I can’t help but wonder how much Trump would hate the media if it hadn’t, as studies have shown, been slanted in his favor throughout the election cycle. How much would he hate The New York Times if its reporters weren’t afraid to blatantly call him a liar as he repeatedly makes a laughingstock of America and endangers people’s lives?

It certainly seems that there is a standard of basic human decency in our country, and then there’s a completely separate standard for Donald Trump.

Of course, ousting Trump from his post depends on an entirely different process than the firings of Barr and Bush. No matter how low he sinks, Trump will remain president until he’s either indicted by the Department of Justice (which is highly unlikely) or voted out by the American people in 2020.

But when he was named the party’s presumptive nominee in 2016, Republicans had the option of blocking Trump’s nomination and rejecting his hateful rhetoric and policies.

Trump actually could have been “fired” from his candidacy.
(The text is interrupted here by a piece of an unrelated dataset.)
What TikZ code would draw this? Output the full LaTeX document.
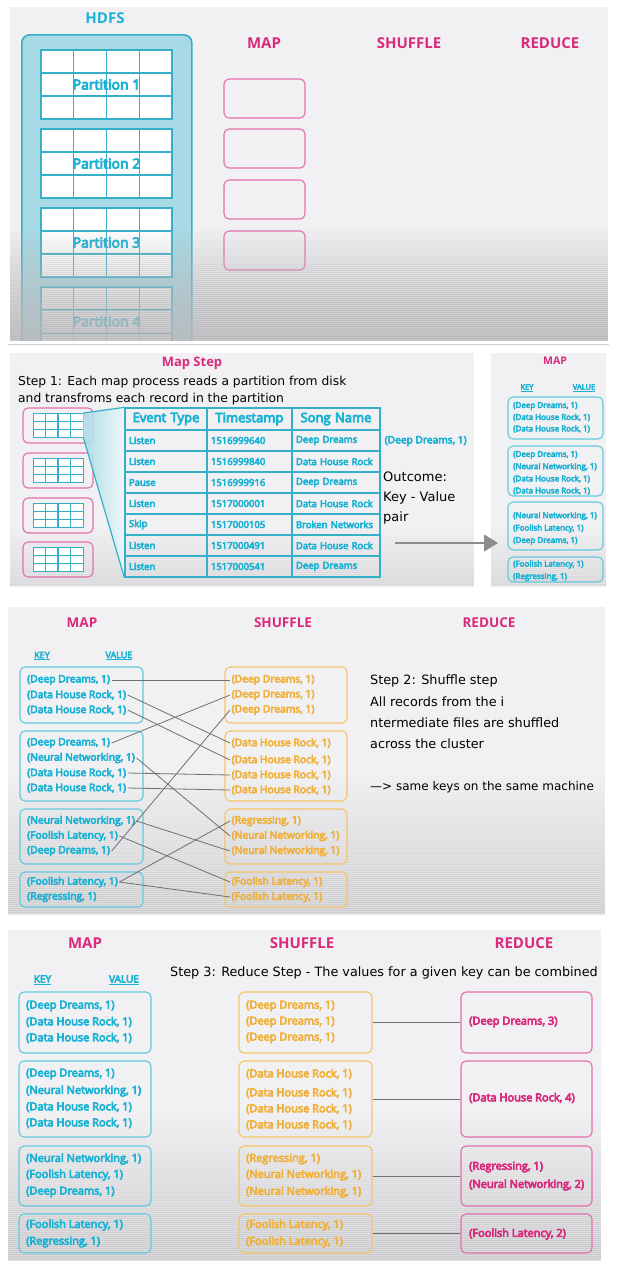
\documentclass[tikz,border=0pt]{standalone}
\usepackage{fontspec}
\setmainfont{Open Sans}
\newfontfamily\kvfont{Open Sans}[FakeBold=6]
\newfontfamily\handfont{DejaVu Sans}
\usetikzlibrary{arrows.meta,calc}
\definecolor{panelbg}{HTML}{F1F0F3}
\definecolor{shadegray}{HTML}{B9B9BC}
\definecolor{cyantxt}{HTML}{1CB2D3}
\definecolor{cyanline}{HTML}{62C9DD}
\definecolor{hdfsfill}{HTML}{A7DAE5}
\definecolor{hdfsline}{HTML}{36B0C9}
\definecolor{pinktxt}{HTML}{D92A7C}
\definecolor{pinkline}{HTML}{E470AA}
\definecolor{orangetxt}{HTML}{F0B03C}
\definecolor{orangeline}{HTML}{F5C565}
\definecolor{linkgray}{HTML}{6F6F72}
\definecolor{arrowgray}{HTML}{8C8C8F}
\newcommand{\kDD}{(Deep Dreams, 1)}
\newcommand{\kDHR}{(Data House Rock, 1)}
\newcommand{\kNN}{(Neural Networking, 1)}
\newcommand{\kFL}{(Foolish Latency, 1)}
\newcommand{\kRG}{(Regressing, 1)}
\begin{document}
\begin{tikzpicture}[x=1pt,y=-1pt,
title/.style={inner sep=0pt,text=pinktxt,font=\bfseries\fontsize{#1}{#1}\selectfont},
hand/.style={anchor=west,inner sep=0pt,font=\handfont\fontsize{#1}{#1}\selectfont},
kv/.style={anchor=west,inner sep=1.5pt,font=\kvfont\fontsize{#1}{#1}\selectfont},
mkv/.style={kv=#1,text=cyantxt},
skv/.style={kv=#1,text=orangetxt},
rkv/.style={kv=#1,text=pinktxt},
keyval/.style={inner sep=0pt,text=cyantxt,font=\kvfont\fontsize{#1}{#1}\selectfont},
cbox/.style={draw=cyanline,line width=1.1pt,rounded corners=5pt,inner sep=0pt},
obox/.style={draw=orangeline,line width=1.1pt,rounded corners=5pt,inner sep=0pt},
pbox/.style={draw=pinkline,line width=1.1pt,rounded corners=5pt,inner sep=0pt},
hdfsbox/.style={draw=hdfsline,fill=hdfsfill,line width=1.6pt,rounded corners=8pt,inner sep=0pt},
link/.style={draw=linkgray,line width=0.8pt},
part/.style={draw=hdfsline,line width=1.3pt,fill=white,inner sep=0pt,text=cyantxt,
  path picture={
    \foreach \f in {0.25,0.5,0.75}
      \draw[hdfsline,line width=1.1pt] ($(path picture bounding box.north west)!\f!(path picture bounding box.north east)$) -- ($(path picture bounding box.south west)!\f!(path picture bounding box.south east)$);
    \foreach \f in {0.3333,0.6667}
      \draw[hdfsline,line width=1.1pt] ($(path picture bounding box.north west)!\f!(path picture bounding box.south west)$) -- ($(path picture bounding box.north east)!\f!(path picture bounding box.south east)$);
  }},
cell/.style={draw=hdfsline,line width=1.3pt,minimum height=21pt,inner xsep=4pt,inner ysep=0pt,text width=#1,align=left,text=cyantxt,font=\kvfont\fontsize{9.5}{10}\selectfont},
head/.style={cell=#1,minimum height=22pt,align=center,font=\kvfont\fontsize{13}{13}\selectfont}]
\useasboundingbox (0,0) rectangle (617,1270);
\fill[white] (0,0) rectangle (617,1270);

% panel 1: HDFS and empty map boxes
\fill[panelbg] (10,7) rectangle (608,340);
\begin{scope}
\clip (10,7) rectangle (608,340);
\node[title=15,text=cyantxt] (hdfst) at (105,18) {HDFS};
\node[hdfsbox,minimum width=170pt,minimum height=330pt,anchor=north west] (hdfs) at (21,34) {};
\foreach \k in {1,...,4}
  \node[part,minimum width=131pt,minimum height=69pt,font=\kvfont\fontsize{14}{14}\selectfont] (p\k) at (106.5,{84.5+79*(\k-1)}) {Partition \k};
\foreach \y [count=\k] in {98.5,148.5,199.5,250.5}
  \node[pbox,minimum width=81pt,minimum height=39pt] (mp\k) at (264.5,\y) {};
\node[title=15] (mapt) at (264,43) {MAP};
\node[title=15] (shuft) at (409,43) {SHUFFLE};
\node[title=15] (redt) at (550,43) {REDUCE};
\foreach \k [evaluate=\k as \op using \k/70] in {0,...,56}
  \fill[shadegray,opacity=\op] (10,{226+2*\k}) rectangle (608,{228.5+2*\k});
\end{scope}

% panel 2: map step
\draw[black!18,line width=1pt] (8,344) -- (609,344);
\fill[panelbg] (10,353) rectangle (474,586);
\fill[panelbg] (491,353) rectangle (606,586);
\foreach \k [evaluate=\k as \op using \k/110] in {0,...,29} {
  \fill[shadegray,opacity=\op] (10,{526+2*\k}) rectangle (474,{528.5+2*\k});
  \fill[shadegray,opacity=\op] (491,{526+2*\k}) rectangle (606,{528.5+2*\k});
}
\node[title=13] (mapstep) at (192,363) {Map Step};
\node[hand=12.3] (st1a) at (18,382) {Step 1: Each map process reads a partition from disk};
\node[hand=12.3] (st1b) at (18,399.5) {and transfroms each record in the partition};
\foreach \y [count=\k] in {425.5,470.5,515.5,559.5} {
  \node[pbox,minimum width=70pt,minimum height=35pt] (pk\k) at (58,\y) {};
  \node[part,minimum width=50pt,minimum height=24pt,line width=1pt] (ic\k) at (58,\y) {};
}
\node[head=74pt] (h1) at (166,419) {Event Type};
\node[head=77pt] (h2) at (249.5,419) {Timestamp};
\node[head=80pt] (h3) at (336,419) {Song Name};
\foreach \ev/\ts/\sg [count=\r] in {Listen/1516999640/Deep Dreams,Listen/1516999840/Data House Rock,
  Pause/1516999916/Deep Dreams,Listen/1517000001/Data House Rock,Skip/1517000105/Broken Networks,
  Listen/1517000491/Data House Rock,Listen/1517000541/Deep Dreams} {
  \node[cell=74pt] (c\r-1) at (166,{419.5+21*\r}) {\ev};
  \node[cell=77pt] (c\r-2) at (249.5,{419.5+21*\r}) {\ts};
  \node[cell=80pt] (c\r-3) at (336,{419.5+21*\r}) {\mbox{\sg}};
}
\shade[left color=hdfsfill,right color=hdfsfill!20,fill opacity=0.85] (ic1.north east) -- (h1.north west) -- (c7-1.south west) -- (ic1.south east) -- cycle;
\draw[hdfsline,line width=1.2pt] (ic1.north east) -- (h1.north west);
\draw[hdfsline,line width=1.2pt] (ic1.south east) -- (c7-1.south west);
\node[mkv=10.2] (ddout) at (383,441) {\kDD};
\node[hand=13] (oc1) at (383,477) {Outcome:};
\node[hand=13] (oc2) at (383,497.5) {Key - Value};
\node[hand=13] (oc3) at (383,518) {pair};
\coordinate (a0) at (395,543);
\coordinate (a1) at (498,543);
\draw[arrowgray,line width=1.3pt,-{Triangle[length=14pt,width=17pt]}] (a0) -- (a1);
\node[title=10.5] (rmap) at (555,361) {MAP};
\node[keyval=7.5] (rkey) at (527,388) {\underline{KEY}};
\node[keyval=7.5] (rval) at (584,388) {\underline{VALUE}};
\node[cbox,minimum width=95pt,minimum height=42pt] (rb1) at (555.5,418) {};
\node[cbox,minimum width=95pt,minimum height=50pt] (rb2) at (555.5,471) {};
\node[cbox,minimum width=95pt,minimum height=48pt] (rb3) at (555.5,526) {};
\node[cbox,minimum width=95pt,minimum height=25pt] (rb4) at (555.5,569.5) {};
\foreach \t/\y [count=\k] in {\kDD/406,\kDHR/417.5,\kDHR/429,\kDD/455,\kNN/467,\kDHR/479,\kDHR/491,
  \kNN/516,\kFL/528.5,\kDD/541,\kFL/564.5,\kRG/577}
  \node[mkv=8] (rt\k) at (511.5,\y) {\t};

% panel 3: shuffle step
\fill[panelbg] (8,607) rectangle (605,913);
\foreach \k [evaluate=\k as \op using \k/180] in {0,...,70}
  \fill[shadegray,opacity=\op] (8,{772+2*\k}) rectangle (605,{774.5+2*\k});
\node[title=13.5] (map3) at (82,623) {MAP};
\node[title=13.5] (shuf3) at (283,623) {SHUFFLE};
\node[title=13.5] (red3) at (489,623) {REDUCE};
\node[keyval=9] (key3) at (42,656) {\underline{KEY}};
\node[keyval=9] (val3) at (119,656) {\underline{VALUE}};
\foreach \y/\h [count=\k] in {695/56,766/70,836.5/55,889.5/35} {
  \node[cbox,minimum width=123pt,minimum height=\h pt] (mb\k) at (81.5,\y) {};
  \node[obox,minimum width=122pt,minimum height=\h pt] (sb\k) at (286,\y) {};
}
\foreach \t/\y/\n in {\kDD/680/m1a,\kDHR/695/m1b,\kDHR/710/m1c,
  \kDD/743/m2a,\kNN/758/m2b,\kDHR/773/m2c,\kDHR/788/m2d,
  \kNN/821/m3a,\kFL/836/m3b,\kDD/851/m3c,\kFL/882/m4a,\kRG/897/m4b}
  \node[mkv=10.3] (\n) at (25.5,\y) {\t};
\foreach \t/\y/\n in {\kDD/680/s1a,\kDD/695/s1b,\kDD/710/s1c,
  \kDHR/743/s2a,\kDHR/760/s2b,\kDHR/775/s2c,\kDHR/790/s2d,
  \kRG/821/s3a,\kNN/836/s3b,\kNN/851/s3c,\kFL/882/s4a,\kFL/897/s4b}
  \node[skv=10.3] (\n) at (230,\y) {\t};
\foreach \a/\b in {m1a/s1a,m1b/s2a,m1c/s2b,m2a/s1b,m2b/s3b,m2c/s2c,m2d/s2d,
  m3a/s3c,m3b/s4a,m3c/s1c,m4a/s3a,m4a/s4b}
  \draw[link] (\a.east) -- (\b.west);
\node[hand=12.8] (st2a) at (370,681) {Step 2: Shuffle step};
\node[hand=12.8] (st2b) at (370,702) {All records from the i};
\node[hand=12.8] (st2c) at (370,723) {ntermediate files are shuffled};
\node[hand=12.8] (st2d) at (370,744) {across the cluster};
\node[hand=12] (st2e) at (370,787) {—> same keys on the same machine};

% panel 4: reduce step
\fill[panelbg] (8,930) rectangle (601,1260);
\foreach \k [evaluate=\k as \op using \k/170] in {0,...,74}
  \fill[shadegray,opacity=\op] (8,{1110+2*\k}) rectangle (601,{1112.5+2*\k});
\node[title=15] (map4) at (85,943) {MAP};
\node[title=15] (shuf4) at (302,943) {SHUFFLE};
\node[title=15] (red4) at (524,943) {REDUCE};
\node[keyval=10] (key4) at (42.5,980) {\underline{KEY}};
\node[keyval=10] (val4) at (124,980) {\underline{VALUE}};
\node[hand=12.8] (st3) at (170,973) {Step 3: Reduce Step - The values for a given key can be combined};
\foreach \y/\h [count=\k] in {1022.5/61,1099/76,1176/60,1233.5/39} {
  \node[cbox,minimum width=132pt,minimum height=\h pt] (qm\k) at (85,\y) {};
  \node[obox,minimum width=133pt,minimum height=\h pt] (qs\k) at (305.5,\y) {};
  \node[pbox,minimum width=131pt,minimum height=\h pt] (qr\k) at (526.5,\y) {};
  \draw[link] (qs\k.east) -- (qr\k.west);
}
\foreach \t/\y [count=\k] in {\kDD/1006,\kDHR/1022,\kDHR/1038,\kDD/1074,\kNN/1091,\kDHR/1107,\kDHR/1123,
  \kNN/1159,\kFL/1175,\kDD/1192,\kFL/1225,\kRG/1242}
  \node[mkv=11] (qa\k) at (24.5,\y) {\t};
\foreach \t/\y [count=\k] in {\kDD/1006,\kDD/1022,\kDD/1038,\kDHR/1074,\kDHR/1093,\kDHR/1109,\kDHR/1125,
  \kRG/1159,\kNN/1175,\kNN/1192,\kFL/1225,\kFL/1242}
  \node[skv=11] (qb\k) at (244.5,\y) {\t};
\node[rkv=11] (qc1) at (467.5,1022) {(Deep Dreams, 3)};
\node[rkv=11] (qc2) at (467.5,1098) {(Data House Rock, 4)};
\node[rkv=11] (qc3) at (467.5,1167) {(Regressing, 1)};
\node[rkv=11] (qc4) at (467.5,1185) {(Neural Networking, 2)};
\node[rkv=11] (qc5) at (467.5,1234) {(Foolish Latency, 2)};
\end{tikzpicture}
\end{document}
Instead, the GOP chose to put party over country — presumably so they could give themselves a tax cut and take health care away from millions of people. The fact that Trump was hired by 63 million voters suggests that Barr and Bush would possibly have their jobs today if left to the judgment of the American people.

But Trump’s enablers aren’t just the people who voted for him. They’re the apathetic who stayed home on election day because his racist, sexist policies wouldn’t affect them. They’re his apologists, like the “liberal” media he despises who rush to praise him when he successfully reads off a teleprompter and manages to conduct himself like a normal human being for ten minutes. And, 16 months into Trump’s presidency, we all need to take a close look at ourselves and whether or not we’ve become desensitized to his horrifically prejudiced rhetoric and policies.

The media quickly moved on from Trump’s descriptions of immigrants as “animals,” his comments that there were “very fine people” among the white nationalists in Charlottesville, and his use of an unsecured phone — so it’s on us to remind ourselves and each other that none of this is acceptable.

We’re living in an era where hatred and bigotry have become dangerously normalized, but the solution isn’t to curl into a fetal position and helplessly wring our hands because TV personalities are held to a higher standard than the president. The solution is to turn our outrage into action — because in 2020, we have the power to finally say “you’re fired” to Trump.